Presidential candidates in Chile running under the center- left coalition «Concert of Parties for Democracy» (Concertación de Partidos para la Democracia), had won every election since the end of military rule in Chile in 1990, with the recent exception of the 2010 presidential race. The reasons for the coalition’s defeat after 20 years of dominance of Chilean politics as well as the possible reemergence of the coalition with a winning presidential candidate for the 2013 election require a closer examination.
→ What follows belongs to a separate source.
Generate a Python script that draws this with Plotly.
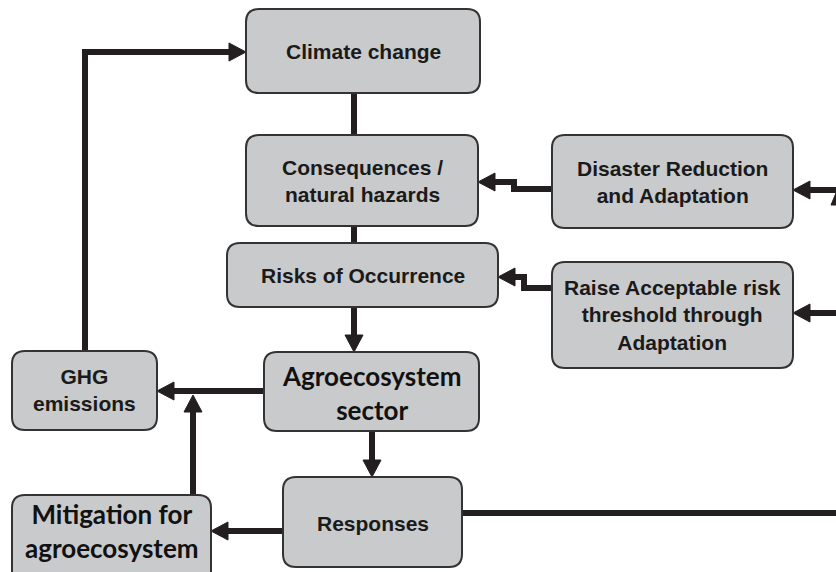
import plotly.graph_objects as go

W, H = 836, 572

# Boxes of the diagram
box_labels = [
    "Climate change",
    "Consequences /<br>natural hazards",
    "Risks of Occurrence",
    "Disaster Reduction<br>and Adaptation",
    "Raise Acceptable risk<br>threshold through<br>Adaptation",
    "GHG<br>emissions",
    "Agroecosystem<br>sector",
    "Responses",
    "Mitigation for<br>agroecosystem",
]
box_x0 = [246, 246, 227, 552, 552, 12, 264, 283, 12]
box_x1 = [480, 478, 498, 793, 793, 157, 479, 462, 211]
box_y0 = [9, 135, 243, 135, 262, 351, 352, 477, 495]
box_y1 = [93, 226, 307, 228, 368, 430, 431, 567, 590]
label_y = [51, 181, 275, 182, 315, 390, 393, 523, 531]
label_style = ["a", "a", "a", "a", "a", "a", "c", "a", "c"]

# Connectors: polylines, with an arrowhead at the end when flagged
conn_paths = [
    [(85, 351), (85, 52), (246, 52)],
    [(354, 93), (354, 135)],
    [(354, 226), (354, 243)],
    [(354, 307), (354, 352)],
    [(264, 391), (157, 391)],
    [(193, 495), (193, 395)],
    [(372, 431), (372, 477)],
    [(283, 531), (211, 531)],
    [(462, 513), (836, 513)],
    [(552, 189), (514, 189), (514, 182), (478, 182)],
    [(836, 190), (793, 190)],
    [(552, 288), (524, 288), (524, 277), (498, 277)],
    [(836, 313), (793, 313)],
]
conn_arrow = [True, False, False, True, True, True, True, True, False, True, True, True, True]

LINE = "#231f20"
FILL = "#c9cacc"
EDGE = "#333333"
R = 13
HEAD_L, HEAD_W = 17, 9

fig = go.Figure()
shapes = []


def rrect(x0, y0, x1, y1, r):
    return (f"M {x0+r},{y0} L {x1-r},{y0} Q {x1},{y0} {x1},{y0+r} "
            f"L {x1},{y1-r} Q {x1},{y1} {x1-r},{y1} L {x0+r},{y1} "
            f"Q {x0},{y1} {x0},{y1-r} L {x0},{y0+r} Q {x0},{y0} {x0+r},{y0} Z")


# connectors first (under boxes)
for pts, arr in zip(conn_paths, conn_arrow):
    pts = list(pts)
    if arr:
        (xa, ya), (xb, yb) = pts[-2], pts[-1]
        dx, dy = xb - xa, yb - ya
        L = (dx * dx + dy * dy) ** 0.5
        ux, uy = dx / L, dy / L
        bx, by = xb - ux * HEAD_L, yb - uy * HEAD_L
        px, py = -uy, ux
        tri = (f"M {xb},{yb} L {bx + px*HEAD_W},{by + py*HEAD_W} "
               f"L {bx - px*HEAD_W},{by - py*HEAD_W} Z")
        shapes.append(dict(type="path", path=tri, xref="x", yref="y",
                           fillcolor=LINE, line=dict(color=LINE, width=1),
                           layer="above"))
        pts[-1] = (xb - ux * (HEAD_L - 2), yb - uy * (HEAD_L - 2))
    d = "M " + " L ".join(f"{x},{y}" for x, y in pts)
    shapes.append(dict(type="path", path=d, xref="x", yref="y",
                       line=dict(color=LINE, width=6), layer="below"))

# partial arrow tip at right edge
shapes.append(dict(type="path", path="M 836,193 L 831,205 L 836,205 Z",
                   xref="x", yref="y", fillcolor=LINE,
                   line=dict(color=LINE, width=1)))

for x0, x1, y0, y1 in zip(box_x0, box_x1, box_y0, box_y1):
    shapes.append(dict(type="path", path=rrect(x0, y0, x1, y1, R), xref="x",
                       yref="y", fillcolor=FILL,
                       line=dict(color=EDGE, width=2), layer="above"))

annotations = []
for lab, x0, x1, ly, st in zip(box_labels, box_x0, box_x1, label_y, label_style):
    if st == "a":
        font = dict(family="Liberation Sans, Arial", size=21, color="#1a1a1a",
                    weight="bold")
    else:
        font = dict(family="Lato, Carlito, Calibri", size=26, color="#111111",
                    weight="bold")
    annotations.append(dict(x=(x0 + x1) / 2, y=ly, xref="x", yref="y",
                            text=lab, showarrow=False, font=font,
                            xanchor="center", yanchor="middle", align="center"))

fig.update_layout(
    width=W, height=H, margin=dict(l=0, r=0, t=0, b=0),
    paper_bgcolor="white", plot_bgcolor="white",
    xaxis=dict(range=[0, W], visible=False, fixedrange=True),
    yaxis=dict(range=[H, 0], visible=False, fixedrange=True),
    shapes=shapes, annotations=annotations, showlegend=False,
)

fig.write_html(
    "out.html",
    config={"displayModeBar": False},
    post_script="document.body.style.margin='0';document.body.style.overflow='hidden';",
)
A general consensus exists that the 2010 defeat of Concertación was due to the electorate’s dissatisfaction with its candidate, as well as the electoral influence that presidential candidates tend to exert in Chilean presidential elections. Although Chile was under a Concertación government for 20 years, the power shift stresses the serious shortcomings of what turned out to be an unpopular candidate. The coalition’s unhappiness with its candidate, former President Eduardo Frei Ruiz-Tagle, and the splintering of votes within Concertación created by competing first-round candidates, Jorge Arrate and Marco Enriquez-Ominami, was the final factor undermining Frei’s prospects.  However, the palpable strength of a popular opposition presidential candidate, in addition to critical mistakes made under Concertación’s power, significantly contributed to the coalition’s defeat.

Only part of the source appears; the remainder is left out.